• **Record extracts**

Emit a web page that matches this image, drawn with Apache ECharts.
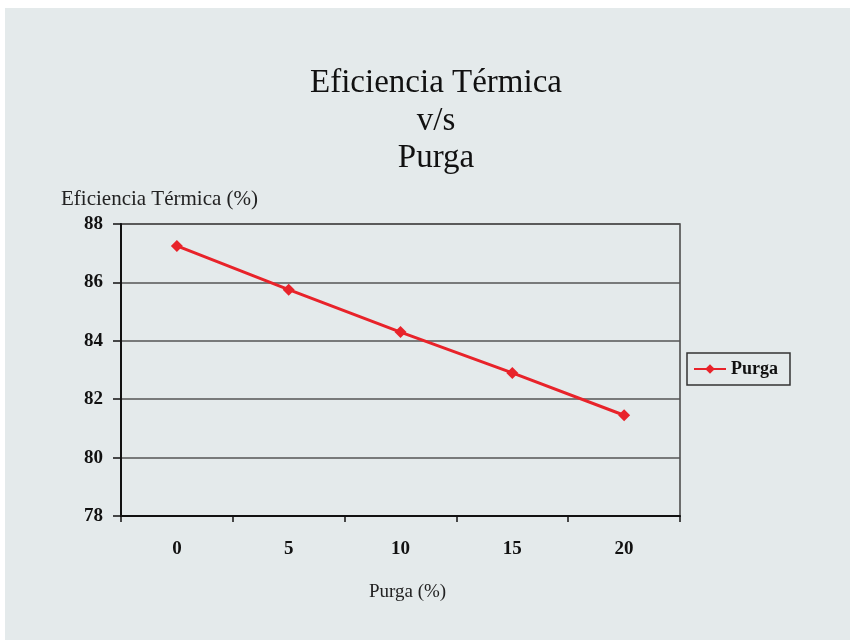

* * *

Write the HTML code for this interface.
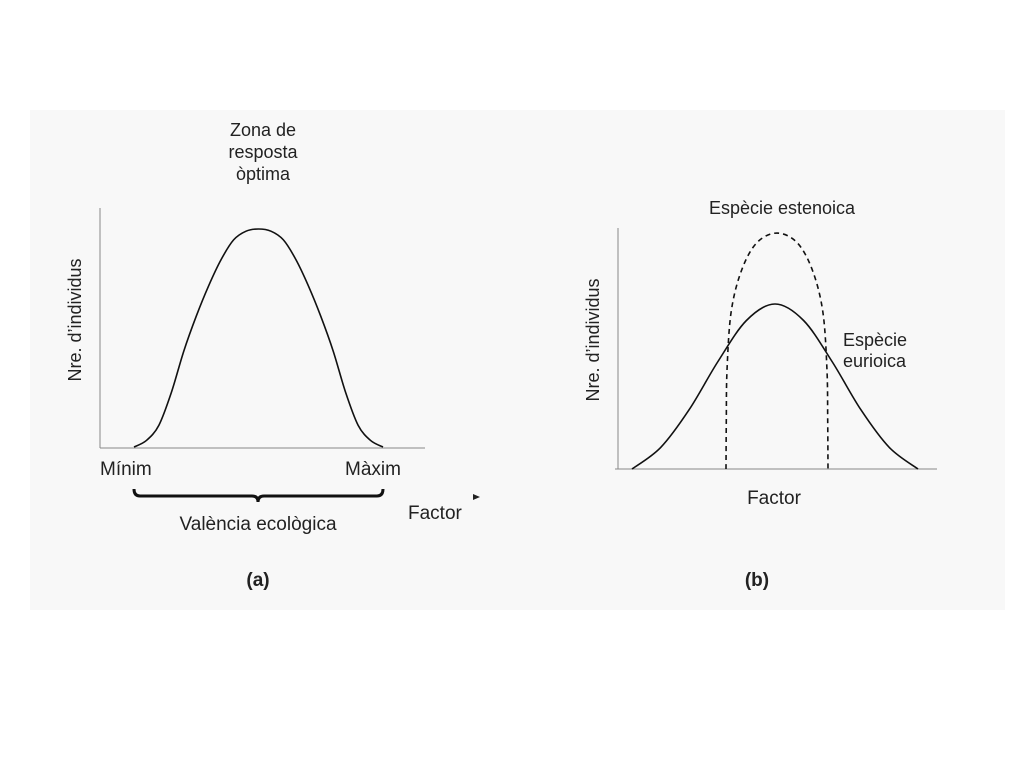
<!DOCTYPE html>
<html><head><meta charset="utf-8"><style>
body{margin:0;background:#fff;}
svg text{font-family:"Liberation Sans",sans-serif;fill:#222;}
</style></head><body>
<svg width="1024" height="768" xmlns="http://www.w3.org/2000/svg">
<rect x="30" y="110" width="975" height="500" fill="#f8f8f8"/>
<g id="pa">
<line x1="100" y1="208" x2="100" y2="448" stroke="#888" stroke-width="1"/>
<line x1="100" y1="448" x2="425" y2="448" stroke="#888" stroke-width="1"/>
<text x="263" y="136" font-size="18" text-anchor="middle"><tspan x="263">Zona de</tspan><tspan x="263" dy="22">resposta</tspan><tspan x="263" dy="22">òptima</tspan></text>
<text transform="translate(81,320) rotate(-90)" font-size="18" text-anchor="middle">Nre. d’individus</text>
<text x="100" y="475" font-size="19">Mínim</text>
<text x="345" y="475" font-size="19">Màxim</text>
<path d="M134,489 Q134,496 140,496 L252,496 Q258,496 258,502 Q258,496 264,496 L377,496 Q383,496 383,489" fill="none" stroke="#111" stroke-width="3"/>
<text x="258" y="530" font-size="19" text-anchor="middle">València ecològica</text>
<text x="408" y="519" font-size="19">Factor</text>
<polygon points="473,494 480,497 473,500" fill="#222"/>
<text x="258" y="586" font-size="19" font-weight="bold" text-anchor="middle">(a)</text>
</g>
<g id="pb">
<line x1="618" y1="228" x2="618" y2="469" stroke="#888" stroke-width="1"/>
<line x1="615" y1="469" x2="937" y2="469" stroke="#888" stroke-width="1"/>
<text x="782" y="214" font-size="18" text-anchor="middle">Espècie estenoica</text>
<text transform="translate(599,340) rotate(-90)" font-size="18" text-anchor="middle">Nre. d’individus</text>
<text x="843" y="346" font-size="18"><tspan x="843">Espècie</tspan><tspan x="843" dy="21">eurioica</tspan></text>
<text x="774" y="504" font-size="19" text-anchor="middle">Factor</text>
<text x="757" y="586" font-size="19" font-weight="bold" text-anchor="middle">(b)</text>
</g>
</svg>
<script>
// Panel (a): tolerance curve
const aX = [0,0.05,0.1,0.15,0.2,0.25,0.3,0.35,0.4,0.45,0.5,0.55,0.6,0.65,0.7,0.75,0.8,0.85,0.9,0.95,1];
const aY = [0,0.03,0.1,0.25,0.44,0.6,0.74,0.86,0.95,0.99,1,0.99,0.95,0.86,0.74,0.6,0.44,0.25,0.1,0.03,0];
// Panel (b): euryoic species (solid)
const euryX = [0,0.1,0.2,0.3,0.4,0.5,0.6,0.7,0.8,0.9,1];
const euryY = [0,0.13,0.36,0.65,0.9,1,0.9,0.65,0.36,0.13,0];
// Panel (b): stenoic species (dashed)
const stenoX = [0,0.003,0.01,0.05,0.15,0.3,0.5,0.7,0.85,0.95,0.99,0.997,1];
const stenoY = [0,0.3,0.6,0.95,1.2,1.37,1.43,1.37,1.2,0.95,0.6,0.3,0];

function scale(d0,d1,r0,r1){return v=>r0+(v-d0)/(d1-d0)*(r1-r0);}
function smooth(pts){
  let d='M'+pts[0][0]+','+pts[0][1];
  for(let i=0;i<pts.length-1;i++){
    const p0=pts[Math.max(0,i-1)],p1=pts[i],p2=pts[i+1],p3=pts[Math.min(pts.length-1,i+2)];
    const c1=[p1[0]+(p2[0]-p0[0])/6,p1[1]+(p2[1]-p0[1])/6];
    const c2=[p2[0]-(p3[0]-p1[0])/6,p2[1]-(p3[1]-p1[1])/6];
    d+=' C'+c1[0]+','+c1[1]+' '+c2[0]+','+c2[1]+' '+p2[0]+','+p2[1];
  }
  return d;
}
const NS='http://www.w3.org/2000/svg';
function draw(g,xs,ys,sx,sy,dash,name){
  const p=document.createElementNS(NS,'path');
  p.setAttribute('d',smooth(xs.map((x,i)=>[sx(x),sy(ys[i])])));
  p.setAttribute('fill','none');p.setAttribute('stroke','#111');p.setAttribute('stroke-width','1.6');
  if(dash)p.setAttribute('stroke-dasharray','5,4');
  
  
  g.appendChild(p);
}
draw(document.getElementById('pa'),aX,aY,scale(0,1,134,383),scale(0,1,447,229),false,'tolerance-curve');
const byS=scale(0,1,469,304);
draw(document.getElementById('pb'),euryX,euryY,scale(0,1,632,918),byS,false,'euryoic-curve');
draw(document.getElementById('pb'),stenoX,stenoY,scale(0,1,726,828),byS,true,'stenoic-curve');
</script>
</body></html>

• **Task brief**
Within the data above, pick out all lines holding the word "this".

• **Exercise response**
Emit a web page that matches this image, drawn with Apache ECharts.
Write the HTML code for this interface.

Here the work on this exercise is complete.